A century ago, children and adults alike dreamed of exotic, far-off lands – fantasies evoked merely by glancing at foreign stamps on an envelope mailed from overseas. The endless miles that envelope traveled let imaginations soar. Such distant places seemed impossibly magical.
Fast-forward to the 1960s. Mail had become a daily commodity and international travel was fast becoming so. That’s when we began looking up with different dreams. In 1962, John Glenn orbited the earth. We, and the world, were amazed. A scant seven years later, Neil Armstrong and Buzz Aldrin walked on the moon. We, and the world, were apoplectic. More missions would follow....
Save for the Space Shuttle, the magic of human space travel may have peaked in the late 1970s. We’ve since shot countless unmanned space probes, satellites and other projectiles skyward as have Russia, China and others. Consequently, the cosmos has become littered with debris – so much so that countries now must calculate exactly where they launch something to avoid it being hit and destroyed by an errant discarded rocket panel, screw or wrench.
On a clear night, if you look up at just the right time and place, you can see the International Space Station soaring by. It’s a bright white light that could be mistaken for a plane. It’s not. Planes fly at around 30,000 feet at 600 miles per hour. The Space Station flies 250 miles above the earth (1.3 million feet) at 17,500 mile per hour. It circles the globe once every 90 minutes.
A little higher up is the Hubble telescope at 332 miles. It also travels at 17,000 mph.
Eclipsing everything is the Webb Space Telescope, far and away (pun intended), the most complex astronomical device ever deployed. Sent up on Christmas Day 2021, it was launched from French Guiana. The location was chosen because being near the earth’s equator gave extra gravitational momentum to slingshot the rocket aloft.
That launch site helped propel the telescope into an orbit around our sun, a little over one million miles away. On its journey, the rocket flew at 30,000 miles per hour. For reference, think of something nine miles away. The Webb rocket traveled that distance in eight seconds.
Inconceivable as this would have been 100 years ago, the photos the Webb is sending back to earth, are far more incredible. Pointed far out into space, the telescope is able to peer at light from galaxies that has traveled through space for over 13 billion years. The Webb is able to do that because of its hyper-sensitivity. It is so sensitive it can detect the heat displacement of something as small as a bumblebee 250,000 miles away. It can also discern minute details on something as small as a penny at a distance of 25 miles.
The telescope’s precision is due to its mirrors the size of a tennis court coated in pure gold. Because a micro-coating is all that’s needed, each of the 18 mirrors contains a layer of gold 1,000 thinner than a strand of human hair.
To celebrate the activation and success of the world’s most powerful telescope and largest manmade space object, the USPS has issued a commemorative First-Class “Forever” stamp featuring the Webb telescope.
The stamp depicts a rich image of the space station against a galactic starscape with its 18 gold-coated mirror segments pointed outward.

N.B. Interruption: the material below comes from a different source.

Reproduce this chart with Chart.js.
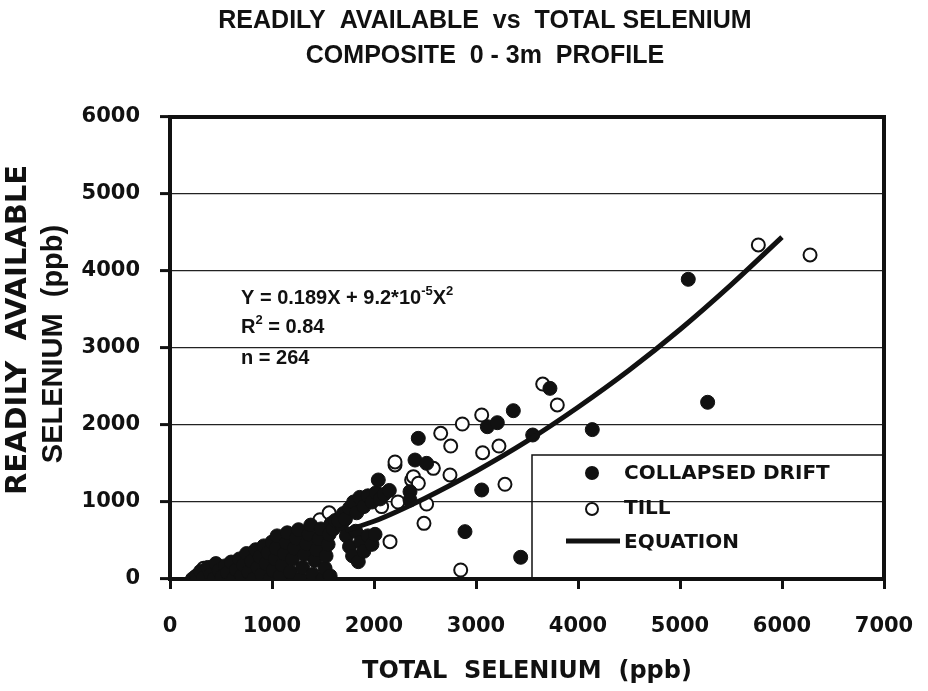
<!DOCTYPE html>
<html>
<head>
<meta charset="utf-8">
<script src="https://cdn.jsdelivr.net/npm/chart.js@4.4.0/dist/chart.umd.min.js"></script>
<style>
  html, body { margin: 0; padding: 0; background: #fff; }
</style>
</head>
<body>
<canvas id="seleniumChart" width="928" height="691"></canvas>
<script>
// collapsed drift samples (filled circles): total Se vs readily available Se, ppb
const driftTotal = [220, 260, 300, 330, 370, 400, 430, 450, 480, 510, 540, 560,
  600, 620, 650, 680, 700, 720, 750, 770, 800, 820, 840, 860, 880, 900, 920, 940, 960, 980, 1000, 1010, 1030, 1040, 1050,
  1080, 1100, 1120, 1140, 1150, 1180, 1200, 1220, 1240, 1260, 1280, 1300, 1320, 1340, 1360, 1380, 1400, 1420, 1440, 1460,
  1480, 1500, 1520, 1530, 1550, 1560, 1570, 1580,
  1600, 1620, 1680,
  1650, 1700, 1720, 1760, 1800, 1830, 1860, 1900, 1940, 1980, 2020, 2060, 2100, 2150, 2042,
  1730, 1760, 1790, 1820, 1846, 1870, 1900, 1940, 1980, 2010,
  2402, 2434, 2516, 2353, 2353, 2892, 3056, 3111, 3209, 3366, 3438, 3556, 3725, 4140, 5081, 5271];
const driftAvail = [0, 40, 100, 20, 150, 60, 0, 200, 110, 30, 170, 80,
  220, 0, 120, 260, 40, 180, 330, 90, 230, 0, 380, 150, 290, 60, 430, 200, 340, 0, 480, 110, 260, 400, 560,
  40, 180, 330, 470, 600, 90, 260, 400, 530, 640, 0, 150, 320, 460, 580, 700, 60, 240, 380, 520,
  650, 0, 140, 300, 450, 580, 40, 720,
  650, 760, 700,
  760, 850, 780, 920, 1000, 860, 1060, 940, 1080, 1000, 1120, 1040, 1100, 1150, 1286,
  560, 420, 300, 620, 225, 480, 360, 560, 450, 580,
  1545, 1827, 1502, 1134, 1026, 615, 1156, 1978, 2030, 2186, 282, 1870, 2476, 1940, 3892, 2295];

// till samples (open circles)
const tillTotal = [250, 330, 700, 1000, 1300, 1470, 1560, 2075, 2157, 2206, 2206, 2235, 2369, 2386,
  2435, 2490, 2516, 2582, 2654, 2745, 2752, 2850, 2866, 3056, 3065, 3225, 3284, 3654, 3797, 5768, 6275];
const tillAvail = [30, 140, 100, 300, 400, 770, 860, 940, 485, 1481, 1520, 1000, 1286, 1329,
  1243, 723, 974, 1437, 1892, 1351, 1727, 117, 2013, 2130, 1640, 1727, 1230, 2532, 2260, 4338, 4208];

// fitted equation line as drawn
const equationTotal = [1720, 2000, 2500, 3000, 3500, 4000, 4500, 5000, 5500, 6000];
const equationAvail = [630, 750, 1050, 1400, 1790, 2230, 2710, 3240, 3820, 4440];

const xTicks = [0, 1000, 2000, 3000, 4000, 5000, 6000, 7000];
const yTicks = [0, 1000, 2000, 3000, 4000, 5000, 6000];

const titleLines = ['READILY  AVAILABLE  vs  TOTAL SELENIUM', 'COMPOSITE  0 - 3m  PROFILE'];
const yTitleLines = ['READILY  AVAILABLE', 'SELENIUM  (ppb)'];

const INK = '#111';
const tickFont = { family: '"DejaVu Sans"', size: 21, weight: 'bold' };

function pairs(xs, ys) {
  return xs.map((x, i) => ({ x: x, y: ys[i] }));
}

// thick box round the plot
const framePlugin = {
  id: 'frame',
  beforeDatasetsDraw(chart) {
    const { ctx, chartArea: a } = chart;
    ctx.save();
    ctx.strokeStyle = INK;
    ctx.lineWidth = 4;
    ctx.strokeRect(a.left, a.top, a.right - a.left, a.bottom - a.top);
    ctx.restore();
  }
};

// titles, equation text and legend box
const notesPlugin = {
  id: 'notes',
  afterDraw(chart) {
    const ctx = chart.ctx;
    ctx.save();
    ctx.fillStyle = INK;
    ctx.textBaseline = 'middle';

    ctx.textAlign = 'center';
    ctx.font = 'bold 25px "Liberation Sans"';
    ctx.fillText(titleLines[0], 485, 21);
    ctx.fillText(titleLines[1], 485, 56);

    // y axis title, two lines turned upright
    ctx.save();
    ctx.translate(18, 330);
    ctx.rotate(-Math.PI / 2);
    ctx.font = 'bold 29px "DejaVu Sans"';
    ctx.fillText(yTitleLines[0], 0, 0);
    ctx.restore();
    ctx.save();
    ctx.translate(54, 344);
    ctx.rotate(-Math.PI / 2);
    ctx.font = 'bold 29px "Liberation Sans"';
    ctx.fillText(yTitleLines[1], 0, 0);
    ctx.restore();
    ctx.textAlign = 'left';

    const big = 'bold 20px "Liberation Sans"';
    const sup = 'bold 13px "Liberation Sans"';
    let x = 241;
    [['Y = 0.189X + 9.2*10', big, 0], ['-5', sup, -7], ['X', big, 0], ['2', sup, -7]].forEach(p => {
      ctx.font = p[1];
      ctx.fillText(p[0], x, 298 + p[2]);
      x += ctx.measureText(p[0]).width;
    });
    x = 241;
    [['R', big, 0], ['2', sup, -7], [' = 0.84', big, 0]].forEach(p => {
      ctx.font = p[1];
      ctx.fillText(p[0], x, 327 + p[2]);
      x += ctx.measureText(p[0]).width;
    });
    ctx.font = big;
    ctx.fillText('n = 264', 241, 358);

    // legend
    const a = chart.chartArea;
    ctx.strokeStyle = INK;
    ctx.lineWidth = 1.5;
    ctx.strokeRect(532, 455, a.right - 532, a.bottom - 455);
    ctx.font = 'bold 20px "DejaVu Sans"';
    ctx.beginPath();
    ctx.arc(592, 473, 7, 0, Math.PI * 2);
    ctx.fill();
    ctx.fillText('COLLAPSED DRIFT', 624, 474);
    ctx.beginPath();
    ctx.arc(592, 509, 6, 0, Math.PI * 2);
    ctx.lineWidth = 2;
    ctx.stroke();
    ctx.fillText('TILL', 624, 509);
    ctx.beginPath();
    ctx.lineWidth = 5;
    ctx.moveTo(566, 541);
    ctx.lineTo(620, 541);
    ctx.stroke();
    ctx.fillText('EQUATION', 624, 543);
    ctx.restore();
  }
};

new Chart(document.getElementById('seleniumChart'), {
  type: 'scatter',
  data: {
    datasets: [
      {
        label: 'EQUATION',
        data: pairs(equationTotal, equationAvail),
        showLine: true,
        borderColor: INK,
        borderWidth: 5,
        pointRadius: 0,
        cubicInterpolationMode: 'monotone',
        order: 0
      },
      {
        label: 'COLLAPSED DRIFT',
        data: pairs(driftTotal, driftAvail),
        pointRadius: 7,
        pointBackgroundColor: INK,
        pointBorderColor: INK,
        pointBorderWidth: 1,
        order: 1
      },
      {
        label: 'TILL',
        data: pairs(tillTotal, tillAvail),
        pointRadius: 6.5,
        pointBackgroundColor: '#fff',
        pointBorderColor: INK,
        pointBorderWidth: 2,
        order: 2
      }
    ]
  },
  options: {
    responsive: false,
    animation: false,
    devicePixelRatio: 1,
    layout: { padding: { left: 0, right: 44, top: 117, bottom: 0 } },
    plugins: {
      legend: { display: false },
      tooltip: { enabled: false },
      title: { display: false }
    },
    scales: {
      x: {
        type: 'linear',
        min: 0,
        max: 7000,
        afterBuildTicks: s => { s.ticks = xTicks.map(v => ({ value: v })); },
        afterFit: s => { s.height = 112; s.paddingLeft = 0; s.paddingRight = 0; },
        ticks: { color: INK, font: tickFont, padding: 25, maxRotation: 0, callback: v => String(v) },
        grid: { drawOnChartArea: false, drawTicks: true, tickLength: 10, tickWidth: 3, tickColor: INK },
        border: { display: true, width: 4, color: INK },
        title: {
          display: true,
          text: 'TOTAL  SELENIUM  (ppb)',
          color: INK,
          font: { family: '"DejaVu Sans"', size: 24, weight: 'bold' },
          padding: { top: 0, bottom: 5 }
        }
      },
      y: {
        min: 0,
        max: 6000,
        afterBuildTicks: s => { s.ticks = yTicks.map(v => ({ value: v })); },
        afterFit: s => { s.width = 170; },
        ticks: { color: INK, font: tickFont, padding: 20, callback: v => String(v) },
        grid: { color: '#222', lineWidth: 1.2, drawTicks: true, tickLength: 10, tickWidth: 3, tickColor: INK },
        border: { display: true, width: 4, color: INK },
        title: { display: false }
      }
    }
  },
  plugins: [framePlugin, notesPlugin]
});
</script>
</body>
</html>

In front, supported by three struts, is a secondary mirror over the solar shield essential in the minus-350-degree temperature in space. This image, with planet earth distantly visible in the far background, shows the telescope in a position to confirm the perfect alignment of its mirrors. Additional stars and galaxies appear in the distance.

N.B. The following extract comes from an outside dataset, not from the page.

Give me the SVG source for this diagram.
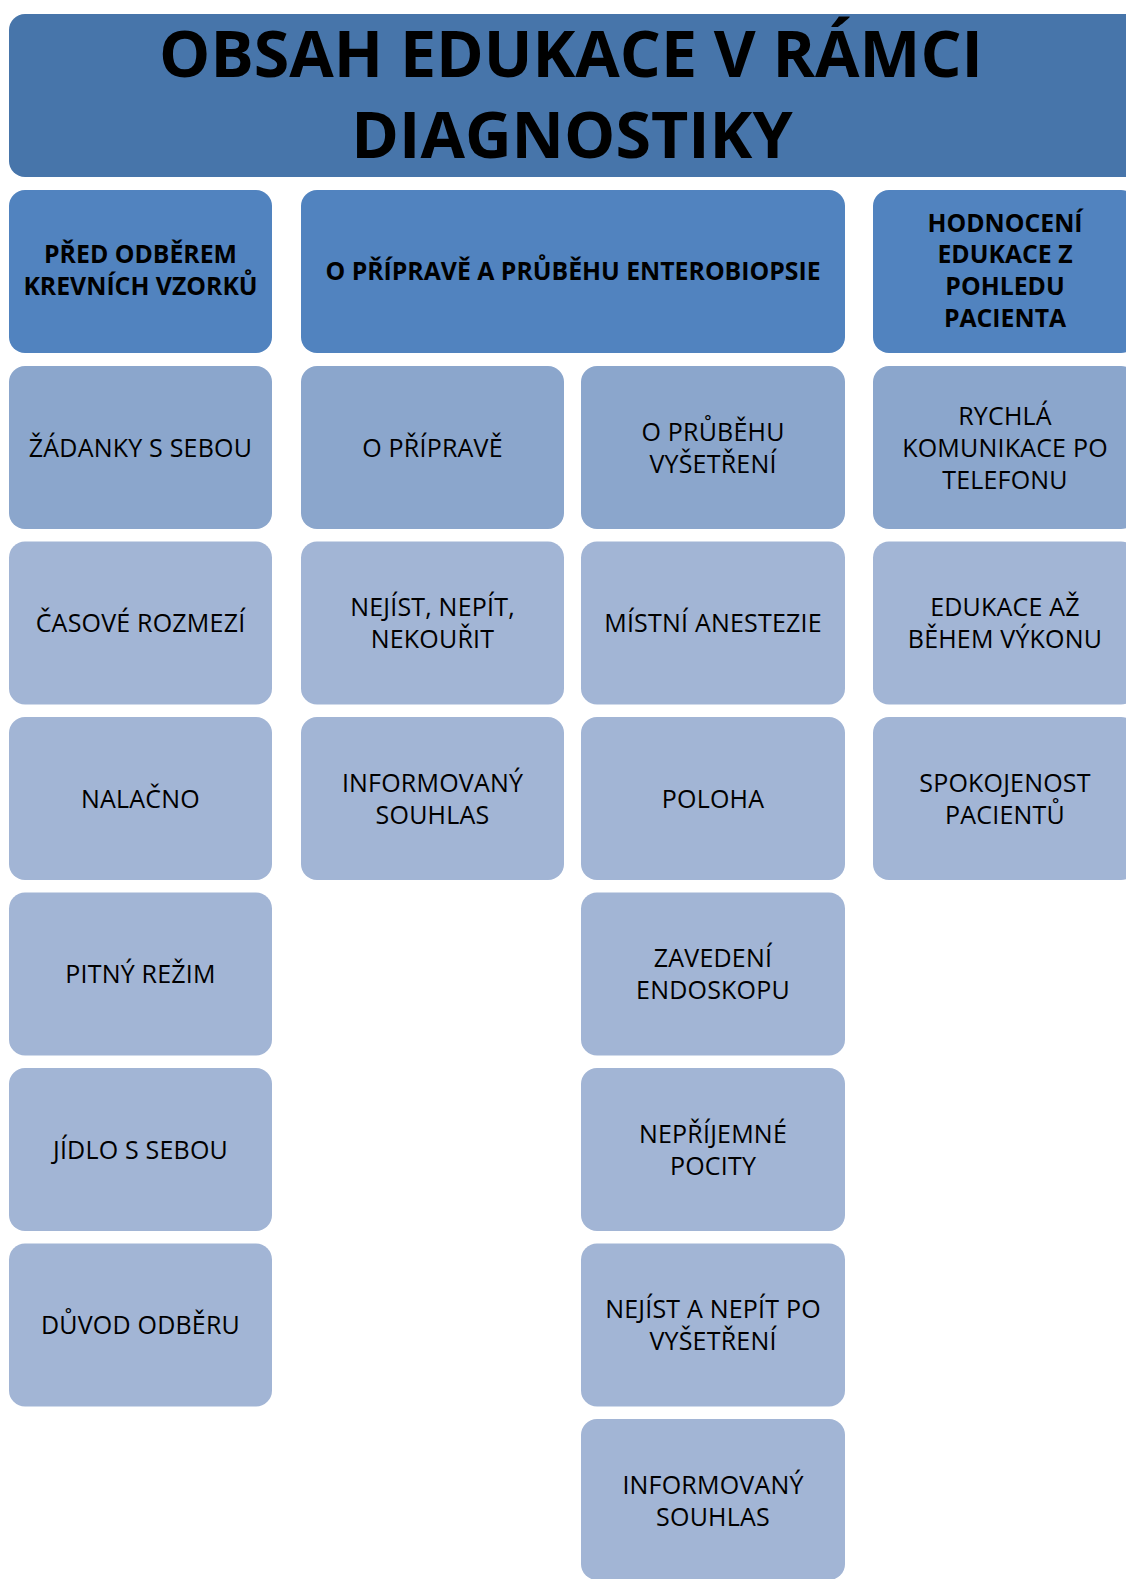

Along the stamp’s bottom edge are the words “Webb Space Telescope” with “USA/FOREVER” on the left side. The stamp is now available for postal patrons and collectors at post offices nationwide.

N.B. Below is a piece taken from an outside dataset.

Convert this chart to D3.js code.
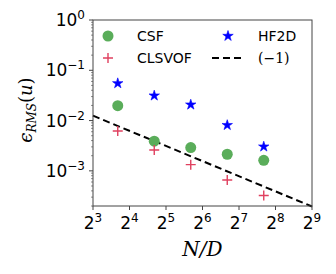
<!DOCTYPE html>
<html>
<head>
<meta charset="utf-8">
<script src="https://cdn.jsdelivr.net/npm/d3@7"></script>
<style>
  body { margin: 0; background: #fff; }
  svg { display: block; }
</style>
</head>
<body>
<div id="chart"></div>
<script>
// data
const nOverD = [12.8, 25.6, 51.2, 102.4, 204.8];
const csf    = [0.0198, 0.0039, 0.0029, 0.00214, 0.00162];
const hf2d   = [0.055, 0.0313, 0.0207, 0.0081, 0.00303];
const clsvof = [0.0062, 0.0026, 0.00133, 0.00066, 0.000323];
const slopeC = 0.1; // reference line eps = C / (N/D)
const xTicks = [3, 4, 5, 6, 7, 8, 9];   // powers of 2
const yTicks = [-3, -2, -1, 0];         // powers of 10

const width = 336, height = 274;
const margin = { left: 93, right: 24, top: 20, bottom: 68 };

const svg = d3.select('#chart').append('svg')
  .attr('width', width).attr('height', height);

const x = d3.scaleLog().base(2).domain([8, 512])
  .range([margin.left, width - margin.right]);
const y = d3.scaleLog().domain([2e-4, 1])
  .range([height - margin.bottom, margin.top]);

const green = '#5aad5a', red = '#e0405f', blue = '#0000ff';

// reference line (-1)
const lineData = [8, 512].map(v => [v, slopeC / v]);
svg.append('path')
  .attr('d', d3.line().x(d => x(d[0])).y(d => y(d[1]))(lineData))
  .attr('stroke', '#000').attr('stroke-width', 2)
  .attr('stroke-dasharray', '7,4').attr('fill', 'none');

// spines
svg.append('rect')
  .attr('x', margin.left).attr('y', margin.top)
  .attr('width', x(512) - x(8)).attr('height', y(2e-4) - y(1))
  .attr('fill', 'none').attr('stroke', '#444').attr('stroke-width', 1);

// x axis ticks
const xg = svg.append('g');
xTicks.forEach(p => {
  const px = x(Math.pow(2, p));
  xg.append('line').attr('x1', px).attr('x2', px)
    .attr('y1', y(2e-4)).attr('y2', y(2e-4) + 4).attr('stroke', '#444');
  const t = xg.append('text').attr('x', px).attr('y', y(2e-4) + 23)
    .attr('text-anchor', 'middle').attr('font-family', 'DejaVu Sans')
    .attr('font-size', 17).attr('fill', '#000');
  t.append('tspan').text('2');
  t.append('tspan').attr('dy', -7).attr('font-size', 12).text(p);
});

// y axis ticks, major and minor
const yg = svg.append('g');
for (let e = -4; e <= 0; e++) {
  for (let m = 1; m < 10; m++) {
    const v = m * Math.pow(10, e);
    if (v < 2e-4 || v > 1) continue;
    const py = y(v);
    yg.append('line').attr('x1', margin.left - (m === 1 ? 4 : 2)).attr('x2', margin.left)
      .attr('y1', py).attr('y2', py).attr('stroke', '#444')
      .attr('stroke-width', m === 1 ? 1 : 0.6);
  }
}
yTicks.forEach(p => {
  const py = y(Math.pow(10, p));
  const t = yg.append('text').attr('x', margin.left - 8).attr('y', py + 6)
    .attr('text-anchor', 'end').attr('font-family', 'DejaVu Sans')
    .attr('font-size', 17).attr('fill', '#000');
  t.append('tspan').text('10');
  t.append('tspan').attr('dy', -7).attr('font-size', 12)
    .text(p === 0 ? '0' : '\u2212' + Math.abs(p));
});

// axis labels
svg.append('text')
  .attr('x', x(64)).attr('y', 256)
  .attr('text-anchor', 'middle').attr('font-family', 'DejaVu Serif')
  .attr('font-style', 'italic').attr('font-size', 20).text('N/D');

const yl = svg.append('text')
  .attr('transform', 'translate(32,' + ((y(1) + y(2e-4)) / 2 - 3) + ') rotate(-90)')
  .attr('text-anchor', 'middle').attr('font-family', 'DejaVu Serif')
  .attr('font-style', 'italic').attr('font-size', 18);
yl.append('tspan').text('\u03f5');
yl.append('tspan').attr('dy', 4).attr('font-size', 12).text('RMS');
yl.append('tspan').attr('dy', -4).attr('font-style', 'normal').text('(');
yl.append('tspan').text('u');
yl.append('tspan').attr('font-style', 'normal').text(')');

// markers
const star = d3.symbol().type(d3.symbolStar).size(34);
const cross = 'M-5,0H5M0,-5V5';

function circles(vals, col) {
  svg.append('g').selectAll('circle').data(vals).join('circle')
    .attr('cx', (d, i) => x(nOverD[i])).attr('cy', d => y(d))
    .attr('r', 5.5).attr('fill', col);
}
function stars(vals, col) {
  svg.append('g').selectAll('path').data(vals).join('path')
    .attr('d', star)
    .attr('transform', (d, i) => 'translate(' + x(nOverD[i]) + ',' + y(d) + ')')
    .attr('fill', col).attr('stroke', col).attr('stroke-width', 0.6);
}
function crosses(vals, col) {
  svg.append('g').selectAll('path').data(vals).join('path')
    .attr('d', cross)
    .attr('transform', (d, i) => 'translate(' + x(nOverD[i]) + ',' + y(d) + ')')
    .attr('stroke', col).attr('stroke-width', 1.4).attr('fill', 'none');
}
circles(csf, green);
stars(hf2d, blue);
crosses(clsvof, red);

// legend
const lg = svg.append('g').attr('font-family', 'DejaVu Sans').attr('font-size', 14);
lg.append('circle').attr('cx', 108).attr('cy', 36).attr('r', 5.5).attr('fill', green);
lg.append('text').attr('x', 137).attr('y', 41).text('CSF');
lg.append('path').attr('d', cross).attr('transform', 'translate(108,58)')
  .attr('stroke', red).attr('stroke-width', 1.4);
lg.append('text').attr('x', 137).attr('y', 63).text('CLSVOF');
lg.append('path').attr('d', star).attr('transform', 'translate(228,36)')
  .attr('fill', blue).attr('stroke', blue).attr('stroke-width', 0.6);
lg.append('text').attr('x', 258).attr('y', 41).text('HF2D');
lg.append('line').attr('x1', 212).attr('x2', 243).attr('y1', 58).attr('y2', 58)
  .attr('stroke', '#000').attr('stroke-width', 2).attr('stroke-dasharray', '7,4');
lg.append('text').attr('x', 258).attr('y', 63).attr('font-family', 'DejaVu Serif')
  .text('(\u22121)');
</script>
</body>
</html>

The design of the telescope on a stamp with our small home planet far in the background offers a telling correlation and another chance to dream. After all, a century ago, in 1922, it would have taken weeks for a letter on earth to travel to the US from overseas. This instant, a full-color image from the Webb telescope is being sent one million miles to earth in just five seconds. By any definition that’s impossibly magical. Now…imagine what the next century will bring by 2122.